### Aim:
Please output every line of the material as it stands, without the pictures.

- - - - - - -

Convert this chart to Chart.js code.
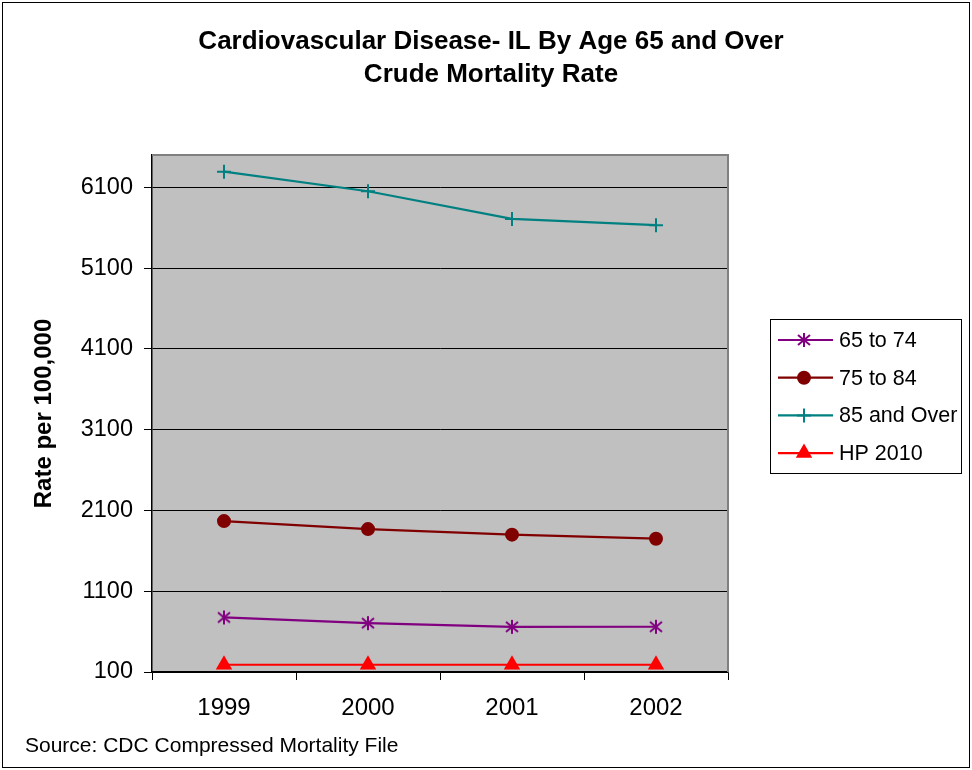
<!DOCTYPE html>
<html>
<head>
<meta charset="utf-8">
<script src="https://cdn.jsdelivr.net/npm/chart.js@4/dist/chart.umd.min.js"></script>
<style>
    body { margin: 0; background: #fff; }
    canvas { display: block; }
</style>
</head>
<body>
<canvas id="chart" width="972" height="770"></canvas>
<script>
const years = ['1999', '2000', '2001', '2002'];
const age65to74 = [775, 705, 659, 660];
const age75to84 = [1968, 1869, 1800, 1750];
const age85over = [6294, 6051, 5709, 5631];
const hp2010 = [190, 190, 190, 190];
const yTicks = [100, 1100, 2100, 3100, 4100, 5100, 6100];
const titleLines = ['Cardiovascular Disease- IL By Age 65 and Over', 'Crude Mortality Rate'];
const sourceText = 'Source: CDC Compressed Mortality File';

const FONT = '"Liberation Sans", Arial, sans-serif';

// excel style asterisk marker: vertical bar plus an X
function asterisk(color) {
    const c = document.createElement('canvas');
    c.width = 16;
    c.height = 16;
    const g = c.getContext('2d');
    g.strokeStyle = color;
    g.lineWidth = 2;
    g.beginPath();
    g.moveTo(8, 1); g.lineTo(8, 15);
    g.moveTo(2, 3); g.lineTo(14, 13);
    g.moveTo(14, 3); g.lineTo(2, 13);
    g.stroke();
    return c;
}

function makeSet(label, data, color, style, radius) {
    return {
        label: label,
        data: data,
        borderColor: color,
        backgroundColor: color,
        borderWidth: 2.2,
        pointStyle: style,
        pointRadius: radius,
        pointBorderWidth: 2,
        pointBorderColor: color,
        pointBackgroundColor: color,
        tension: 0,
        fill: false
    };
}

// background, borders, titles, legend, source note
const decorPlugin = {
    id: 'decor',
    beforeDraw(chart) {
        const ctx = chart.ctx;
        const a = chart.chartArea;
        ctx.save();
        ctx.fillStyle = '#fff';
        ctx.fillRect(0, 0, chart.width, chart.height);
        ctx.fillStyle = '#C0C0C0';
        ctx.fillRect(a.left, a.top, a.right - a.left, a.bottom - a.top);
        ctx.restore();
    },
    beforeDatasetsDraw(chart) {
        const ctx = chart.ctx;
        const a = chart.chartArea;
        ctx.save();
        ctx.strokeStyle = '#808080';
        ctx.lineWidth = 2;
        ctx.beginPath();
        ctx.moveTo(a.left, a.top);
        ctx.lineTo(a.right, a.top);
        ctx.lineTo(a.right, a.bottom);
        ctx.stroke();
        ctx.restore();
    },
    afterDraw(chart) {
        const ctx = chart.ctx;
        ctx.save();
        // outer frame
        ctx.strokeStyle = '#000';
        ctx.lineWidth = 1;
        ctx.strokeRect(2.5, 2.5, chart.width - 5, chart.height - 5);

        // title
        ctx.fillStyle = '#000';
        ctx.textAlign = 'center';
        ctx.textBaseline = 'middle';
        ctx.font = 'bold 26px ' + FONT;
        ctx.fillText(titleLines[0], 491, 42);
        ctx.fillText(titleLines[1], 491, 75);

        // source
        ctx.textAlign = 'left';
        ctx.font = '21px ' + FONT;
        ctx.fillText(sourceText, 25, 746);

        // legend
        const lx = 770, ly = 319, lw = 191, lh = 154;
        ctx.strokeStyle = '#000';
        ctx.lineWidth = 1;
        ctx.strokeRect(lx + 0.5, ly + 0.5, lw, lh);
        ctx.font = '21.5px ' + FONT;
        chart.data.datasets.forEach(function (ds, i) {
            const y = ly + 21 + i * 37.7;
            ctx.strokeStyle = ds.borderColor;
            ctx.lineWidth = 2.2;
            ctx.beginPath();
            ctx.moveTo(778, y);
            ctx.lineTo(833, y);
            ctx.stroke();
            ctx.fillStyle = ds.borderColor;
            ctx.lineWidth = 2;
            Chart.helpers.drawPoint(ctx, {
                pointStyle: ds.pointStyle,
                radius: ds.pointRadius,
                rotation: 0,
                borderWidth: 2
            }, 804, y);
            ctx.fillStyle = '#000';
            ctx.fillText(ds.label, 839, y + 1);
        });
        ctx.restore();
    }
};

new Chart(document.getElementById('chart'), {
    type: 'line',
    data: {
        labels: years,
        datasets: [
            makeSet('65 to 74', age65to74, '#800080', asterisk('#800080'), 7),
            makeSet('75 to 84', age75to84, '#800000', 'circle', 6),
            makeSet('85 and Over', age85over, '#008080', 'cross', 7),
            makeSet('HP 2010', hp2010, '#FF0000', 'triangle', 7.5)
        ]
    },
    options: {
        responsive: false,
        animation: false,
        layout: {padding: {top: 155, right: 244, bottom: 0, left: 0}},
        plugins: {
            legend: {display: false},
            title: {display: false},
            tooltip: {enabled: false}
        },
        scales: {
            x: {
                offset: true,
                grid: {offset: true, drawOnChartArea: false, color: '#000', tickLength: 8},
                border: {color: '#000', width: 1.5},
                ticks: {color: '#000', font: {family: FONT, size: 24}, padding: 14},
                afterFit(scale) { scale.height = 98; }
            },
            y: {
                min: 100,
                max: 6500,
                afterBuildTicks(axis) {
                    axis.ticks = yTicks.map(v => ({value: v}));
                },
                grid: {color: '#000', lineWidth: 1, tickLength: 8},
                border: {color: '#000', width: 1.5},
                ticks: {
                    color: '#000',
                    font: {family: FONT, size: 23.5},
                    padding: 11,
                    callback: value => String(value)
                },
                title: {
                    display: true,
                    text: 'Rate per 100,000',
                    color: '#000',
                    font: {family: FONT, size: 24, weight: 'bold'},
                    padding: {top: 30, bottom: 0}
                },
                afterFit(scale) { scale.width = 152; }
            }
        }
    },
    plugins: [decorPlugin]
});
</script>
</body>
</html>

- - - - - - -

### Output:
Convert this chart to Chart.js code.
<!DOCTYPE html>
<html>
<head>
<meta charset="utf-8">
<script src="https://cdn.jsdelivr.net/npm/chart.js@4/dist/chart.umd.min.js"></script>
<style>
    body { margin: 0; background: #fff; }
    canvas { display: block; }
</style>
</head>
<body>
<canvas id="chart" width="972" height="770"></canvas>
<script>
const years = ['1999', '2000', '2001', '2002'];
const age65to74 = [775, 705, 659, 660];
const age75to84 = [1968, 1869, 1800, 1750];
const age85over = [6294, 6051, 5709, 5631];
const hp2010 = [190, 190, 190, 190];
const yTicks = [100, 1100, 2100, 3100, 4100, 5100, 6100];
const titleLines = ['Cardiovascular Disease- IL By Age 65 and Over', 'Crude Mortality Rate'];
const sourceText = 'Source: CDC Compressed Mortality File';

const FONT = '"Liberation Sans", Arial, sans-serif';

// excel style asterisk marker: vertical bar plus an X
function asterisk(color) {
    const c = document.createElement('canvas');
    c.width = 16;
    c.height = 16;
    const g = c.getContext('2d');
    g.strokeStyle = color;
    g.lineWidth = 2;
    g.beginPath();
    g.moveTo(8, 1); g.lineTo(8, 15);
    g.moveTo(2, 3); g.lineTo(14, 13);
    g.moveTo(14, 3); g.lineTo(2, 13);
    g.stroke();
    return c;
}

function makeSet(label, data, color, style, radius) {
    return {
        label: label,
        data: data,
        borderColor: color,
        backgroundColor: color,
        borderWidth: 2.2,
        pointStyle: style,
        pointRadius: radius,
        pointBorderWidth: 2,
        pointBorderColor: color,
        pointBackgroundColor: color,
        tension: 0,
        fill: false
    };
}

// background, borders, titles, legend, source note
const decorPlugin = {
    id: 'decor',
    beforeDraw(chart) {
        const ctx = chart.ctx;
        const a = chart.chartArea;
        ctx.save();
        ctx.fillStyle = '#fff';
        ctx.fillRect(0, 0, chart.width, chart.height);
        ctx.fillStyle = '#C0C0C0';
        ctx.fillRect(a.left, a.top, a.right - a.left, a.bottom - a.top);
        ctx.restore();
    },
    beforeDatasetsDraw(chart) {
        const ctx = chart.ctx;
        const a = chart.chartArea;
        ctx.save();
        ctx.strokeStyle = '#808080';
        ctx.lineWidth = 2;
        ctx.beginPath();
        ctx.moveTo(a.left, a.top);
        ctx.lineTo(a.right, a.top);
        ctx.lineTo(a.right, a.bottom);
        ctx.stroke();
        ctx.restore();
    },
    afterDraw(chart) {
        const ctx = chart.ctx;
        ctx.save();
        // outer frame
        ctx.strokeStyle = '#000';
        ctx.lineWidth = 1;
        ctx.strokeRect(2.5, 2.5, chart.width - 5, chart.height - 5);

        // title
        ctx.fillStyle = '#000';
        ctx.textAlign = 'center';
        ctx.textBaseline = 'middle';
        ctx.font = 'bold 26px ' + FONT;
        ctx.fillText(titleLines[0], 491, 42);
        ctx.fillText(titleLines[1], 491, 75);

        // source
        ctx.textAlign = 'left';
        ctx.font = '21px ' + FONT;
        ctx.fillText(sourceText, 25, 746);

        // legend
        const lx = 770, ly = 319, lw = 191, lh = 154;
        ctx.strokeStyle = '#000';
        ctx.lineWidth = 1;
        ctx.strokeRect(lx + 0.5, ly + 0.5, lw, lh);
        ctx.font = '21.5px ' + FONT;
        chart.data.datasets.forEach(function (ds, i) {
            const y = ly + 21 + i * 37.7;
            ctx.strokeStyle = ds.borderColor;
            ctx.lineWidth = 2.2;
            ctx.beginPath();
            ctx.moveTo(778, y);
            ctx.lineTo(833, y);
            ctx.stroke();
            ctx.fillStyle = ds.borderColor;
            ctx.lineWidth = 2;
            Chart.helpers.drawPoint(ctx, {
                pointStyle: ds.pointStyle,
                radius: ds.pointRadius,
                rotation: 0,
                borderWidth: 2
            }, 804, y);
            ctx.fillStyle = '#000';
            ctx.fillText(ds.label, 839, y + 1);
        });
        ctx.restore();
    }
};

new Chart(document.getElementById('chart'), {
    type: 'line',
    data: {
        labels: years,
        datasets: [
            makeSet('65 to 74', age65to74, '#800080', asterisk('#800080'), 7),
            makeSet('75 to 84', age75to84, '#800000', 'circle', 6),
            makeSet('85 and Over', age85over, '#008080', 'cross', 7),
            makeSet('HP 2010', hp2010, '#FF0000', 'triangle', 7.5)
        ]
    },
    options: {
        responsive: false,
        animation: false,
        layout: {padding: {top: 155, right: 244, bottom: 0, left: 0}},
        plugins: {
            legend: {display: false},
            title: {display: false},
            tooltip: {enabled: false}
        },
        scales: {
            x: {
                offset: true,
                grid: {offset: true, drawOnChartArea: false, color: '#000', tickLength: 8},
                border: {color: '#000', width: 1.5},
                ticks: {color: '#000', font: {family: FONT, size: 24}, padding: 14},
                afterFit(scale) { scale.height = 98; }
            },
            y: {
                min: 100,
                max: 6500,
                afterBuildTicks(axis) {
                    axis.ticks = yTicks.map(v => ({value: v}));
                },
                grid: {color: '#000', lineWidth: 1, tickLength: 8},
                border: {color: '#000', width: 1.5},
                ticks: {
                    color: '#000',
                    font: {family: FONT, size: 23.5},
                    padding: 11,
                    callback: value => String(value)
                },
                title: {
                    display: true,
                    text: 'Rate per 100,000',
                    color: '#000',
                    font: {family: FONT, size: 24, weight: 'bold'},
                    padding: {top: 30, bottom: 0}
                },
                afterFit(scale) { scale.width = 152; }
            }
        }
    },
    plugins: [decorPlugin]
});
</script>
</body>
</html>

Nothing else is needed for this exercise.